SF (to QT), can you tell me a little bit about your own discovery and some of the filmmakers that have been an inspiration to you from Asia?
QT: Hong Kong and Taiwan martial arts movies, Japanese monster movies and space movies and Filipino drive-in movies, the B-movie genres that I was exposed to. I loved them, became a student of them. Hong Fang, a Korean martial art director, who would do these B-martial art films, that would be Korean oriented with themes like the horrific Japanese occupation. Seeing these as a kid before I learned it in school... I learned it in his movies.
BJ: I must say my hero in Korean film must be the director of the original Housemaid Kim Ki-young. Other than this, when I was a kid we have a Korean American broadcast station. At midnight I would sneak out and watch these very sexual and very violent movies.
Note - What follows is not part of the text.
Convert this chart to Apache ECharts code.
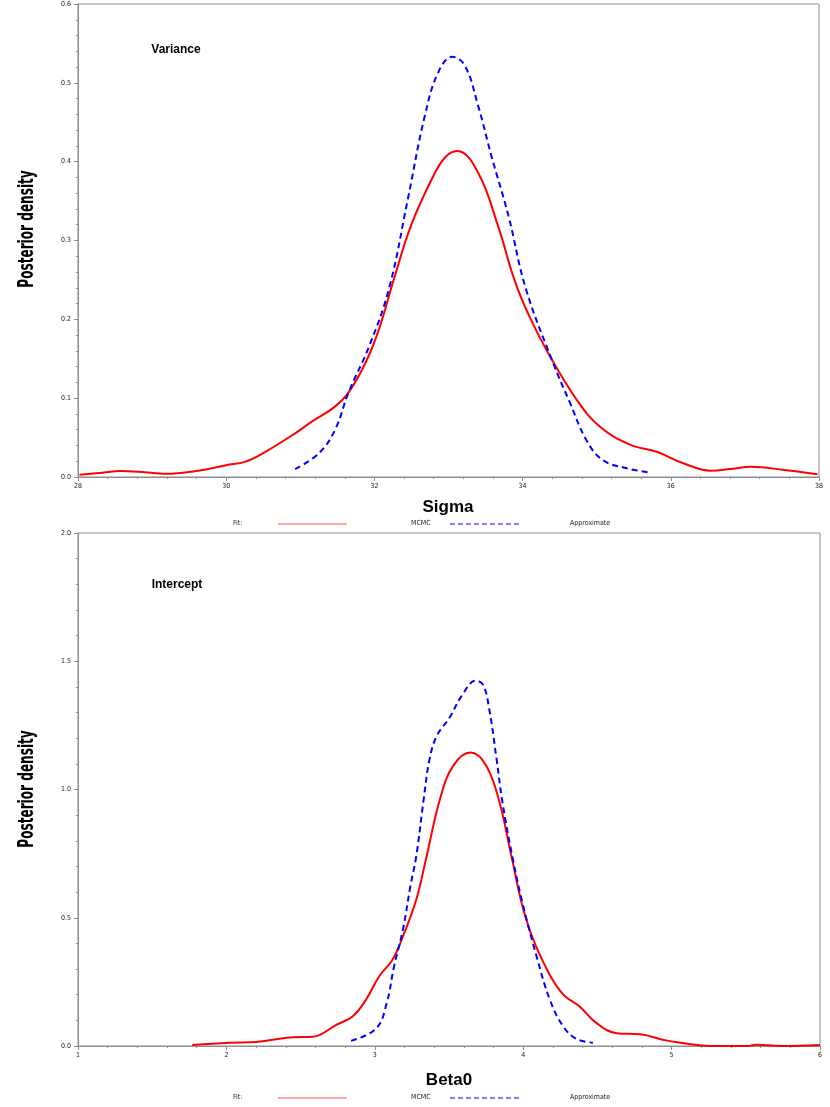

Later I learned these were films by directors like John Carpenter and Brian De Palma, but at the time I could not understand any English so I reconstructed the stories of them in my head, which greatly helped my imagination.
SF: You are both coming off the biggest movies of your respective careers. You both started as scrappy independents but now at the front rank of large scale films enjoyed by many audiences around the world but managed to do it without losing any of the personality we associate with those first films. Can you talk a little bit about advancing into the world of studio, bigger budget film-making without sacrificing everything that makes your style so distinctive?
BJ: Even though Snowpiercer is a predominantly English speaking film, it is not really a Hollywood film, it is an international cooperation with Korean producer and investment. I know in America the director does not always have the final cut and even the script writing the casting, the director can be so pressured. Forty million dollars, the budget is big in Korea and Asia, yet I was quite allowed to have my creative independence and not interfered with or pressured, so I consider myself very lucky.
Snowpiercer does not yet have a confirmed American release date.